Besides, if one really sees reality clearly – as it is – regarding that as duality is highly unlikely. Not impossible, though, due to the fluidity of meaning based on contextual cues.
This could very well lead to a post on this topic. Thanks for the inspiration!
November 1, 2011 at 9:03 am
Joel
I think it’s worth a post.
You say: “It’s all too common for those aspiring to awakening to have an experience, label it “nonduality”, and thus, bring progress to a halt.”
Yes, indeed, that’s why I’d say it’s better not to label it at all, since what does the label really mean anyway, it is too often a useless shorthand for a claim to have seen something. Even those who have understood often persuade themselves that ‘This is nonduality’ and merely fall into empty pointing, just mouthing words, while their acolytes end up on a useless quest to know what their teacher knows, which, frankly, may not be very much any more. It is one of the most thin realisations to spend years trying to get rid of duality only to finally realise that the reason you can’t do it is because there isn’t any.
Beyond the obvious bifurcation of the wuji into the taiji, and whatever may be gained by a study of that (Yijing, for instance), the terms duality and nonduality are tokens exchanged in the business of enlightenment but have no value in reality. So in that sense inherently ‘dualistic’ philosophies have as much to say as ‘nondualistic’ ones, because they are both at the relative level. All it does, often, is make people feel like they are treading on eggshells. Y’know, is my language too dualistic and other such self-critiques, as if language could be anything other than dualistic.

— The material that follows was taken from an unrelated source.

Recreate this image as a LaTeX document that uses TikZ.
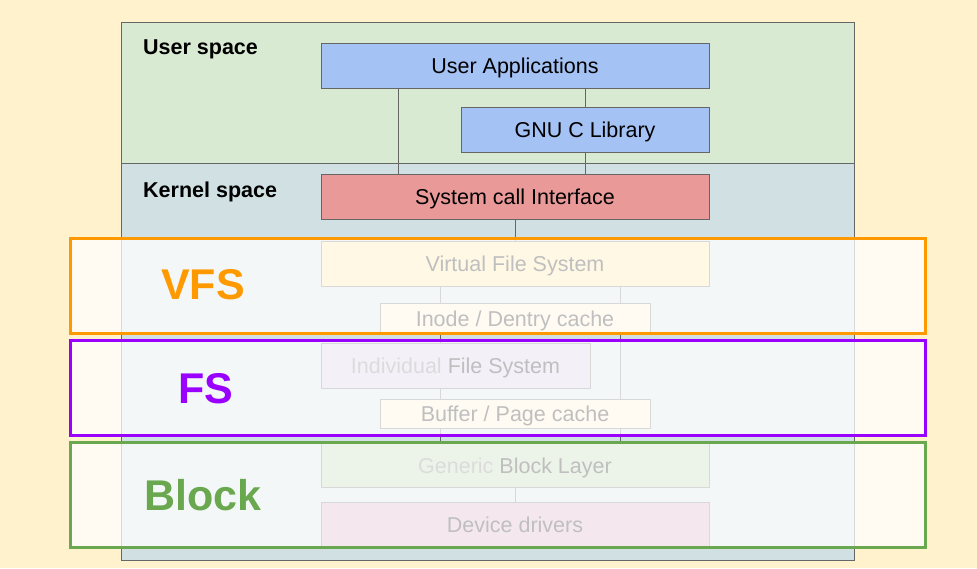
\documentclass[tikz,border=0pt]{standalone}
\usepackage{fontspec}
\setmainfont{Liberation Sans}
\definecolor{bgyellow}{HTML}{FFF2CC}
\definecolor{usergreen}{HTML}{D9EAD3}
\definecolor{kernelblue}{HTML}{D0E0E3}
\definecolor{appblue}{HTML}{A4C2F4}
\definecolor{sysred}{HTML}{EA9999}
\definecolor{vfsyellow}{HTML}{FFE599}
\definecolor{fslilac}{HTML}{D0C7E6}
\definecolor{cachecream}{HTML}{FFF2CC}
\definecolor{blockgreen}{HTML}{B6D7A8}
\definecolor{drvpink}{HTML}{D5A6BD}
\definecolor{edgegray}{HTML}{666666}
\definecolor{vfsorange}{HTML}{FF9900}
\definecolor{fspurple}{HTML}{9900FF}
\definecolor{blkgreen}{HTML}{6AA84F}
\tikzset{
  region/.style={draw=edgegray, line width=1pt, anchor=north west, inner sep=0pt},
  layerbox/.style={draw=edgegray, line width=0.8pt, inner sep=0pt, font=\fontsize{21.5}{25}\selectfont, text=black, text height=16pt, text depth=0pt},
  conn/.style={draw=edgegray, line width=1pt},
  hilite/.style={line width=3pt, fill=white, fill opacity=0.75, inner sep=0pt},
  hilabel/.style={font=\fontsize{43}{50}\selectfont\bfseries},
  spacelabel/.style={font=\fontsize{21.5}{25}\selectfont\bfseries, anchor=west, inner sep=0pt}
}
\begin{document}
\begin{tikzpicture}[x=1pt,y=-1pt]
\useasboundingbox (0,0) rectangle (977,568);
\fill[bgyellow] (0,0) rectangle (977,568);
% regions
\node[region, fill=usergreen, minimum width=733pt, minimum height=141pt] (user) at (121,22) {};
\node[region, fill=kernelblue, minimum width=733pt, minimum height=397pt] (kernel) at (121,163) {};
\node[spacelabel] (userlbl) at (143,49) {User space};
\node[spacelabel] (kernellbl) at (143,192) {Kernel space};
% named helper coordinates
\coordinate (cx1) at (398,0);
\coordinate (cx2) at (440,0);
\coordinate (cx3) at (620,0);
% box positions
\path
  (515,65.5) coordinate (pUA)
  (585,129.5) coordinate (pGNU)
  (515,196.5) coordinate (pSCI)
  (515,263.5) coordinate (pVFS)
  (515,318) coordinate (pINO)
  (455.5,365.5) coordinate (pIFS)
  (515,413.5) coordinate (pBUF)
  (515,465) coordinate (pGBL)
  (515,524.5) coordinate (pDD);
% boxes spanning the long connectors, then the connectors behind the middle boxes
\node[layerbox, fill=vfsyellow, minimum width=388pt, minimum height=45pt] (VFS) at (pVFS) {Virtual File System};
\node[layerbox, fill=blockgreen, minimum width=388pt, minimum height=44pt] (GBL) at (pGBL) {\textcolor{black!55}{Generic} Block Layer};
\draw[conn] (cx2 |- VFS.south) -- (cx2 |- GBL.north);
\draw[conn] (cx3 |- VFS.south) -- (cx3 |- GBL.north);
\node[layerbox, fill=appblue, minimum width=388pt, minimum height=45pt] (UA) at (pUA) {User Applications};
\node[layerbox, fill=appblue, minimum width=248pt, minimum height=45pt] (GNU) at (pGNU) {GNU C Library};
\node[layerbox, fill=sysred, minimum width=388pt, minimum height=45pt] (SCI) at (pSCI) {System call Interface};
\node[layerbox, fill=cachecream, minimum width=270pt, minimum height=30pt] (INO) at (pINO) {Inode / Dentry cache};
\node[layerbox, fill=fslilac, minimum width=269pt, minimum height=45pt] (IFS) at (pIFS) {\textcolor{black!55}{Individual} File System};
\node[layerbox, fill=cachecream, minimum width=270pt, minimum height=29pt] (BUF) at (pBUF) {Buffer / Page cache};
\node[layerbox, fill=drvpink, minimum width=388pt, minimum height=45pt] (DD) at (pDD) {Device drivers};
% connectors
\draw[conn] (cx1 |- UA.south) -- (cx1 |- SCI.north);
\draw[conn] (GNU.north) -- (GNU.north |- UA.south);
\draw[conn] (GNU.south) -- (GNU.south |- SCI.north);
\draw[conn] (SCI.south) -- (VFS.north);
\draw[conn] (GBL.south) -- (DD.north);
% highlight frames
\node[hilite, draw=vfsorange, minimum width=855pt, minimum height=95pt] (vfsframe) at (497.5,285.5) {};
\node[hilite, draw=fspurple, minimum width=855pt, minimum height=95pt] (fsframe) at (497.5,387.5) {};
\node[hilite, draw=blkgreen, minimum width=855pt, minimum height=105pt] (blkframe) at (497.5,494.5) {};
\node[hilabel, text=vfsorange] (vfslbl) at (203,285) {VFS};
\node[hilabel, text=fspurple] (fslbl) at (206,389) {FS};
\node[hilabel, text=blkgreen] (blklbl) at (203,495) {Block};
\end{tikzpicture}
\end{document}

Not only that, the perceived need to compare what one has realised to an empty label like nonduality can result in one discarding what one has realised in order to pursue the wild goose chase of trying to see what someone else has realised, who ‘sees’ nonduality, when it may only be what one already sees, that one simply cannot easily label nonduality and preserve one’s integrity.
The bottom line is surely that if one has realised one’s true nature then duality is fine, because it is the operator that enables me to distinguish black from white, self from other, and any other division, while never regarding the division as anything more than a label for temporary discernment of separate objects, should that be of interest in any particular context. Whereas to regard what one is seeing as nonduality can be a pretense, a fearful apprehension of the bogeyman duality. I think more than a few are guilty of talking up duality into nonduality, particularly when they have had a realisation in the past but do not abide in the Self, the Unborn, or whatever you prefer to call it.
Just a few thoughts, subject to complete reversal or complete discarding.
December 13, 2011 at 5:05 pm
EIS
Why have you excluded fairly traditional conceptions of awakening, as captured in statements such as:
“If you still have needs, desires, fears, unhappiness, etc. you definitely haven’t gone far enough.”
?
December 13, 2011 at 6:18 pm
Sam Watts
Because I didn’t care to. I don’t care much about tradition.
December 13, 2011 at 6:51 pm
EIS
Well, what do you think? If one still has needs, desires, fears, unhappiness, etc., have they gone far enough?
December 13, 2011 at 7:27 pm
Sam Watts
There’s a reason why I left such statements out of my post. You’ll figure it out.
December 13, 2011 at 7:42 pm
EIS
I assume the reason you left it out is because you don’t believe that freedom from those things is a consequence of awakening, but I thought it would be better to ask than merely to assume.
Are you interested in having a conversation about this?
If so, I would start by pointing out that traditions such as Buddhism consider freedom from these things to be the fundamental feature of awakening (as per the four noble truths), and ask how (assumedly) you came to a different opinion about what final awakening is.
December 13, 2011 at 7:57 pm
Sam Watts
Honestly, I can already tell you’re not the kind of conversation partner I prefer to have. I don’t want a lesson in your idea of what real Buddhism is. Just keep practicing. Even if you’re off track, you’ll come back around if you go far enough with it. The fool who persists in his folly will eventually become wise.
December 13, 2011 at 8:03 pm
EIS
In that case, take care.
June 22, 2012 at 10:42 am
Saul
Keep persisting in your folly, Sam. You’ll get there eventually.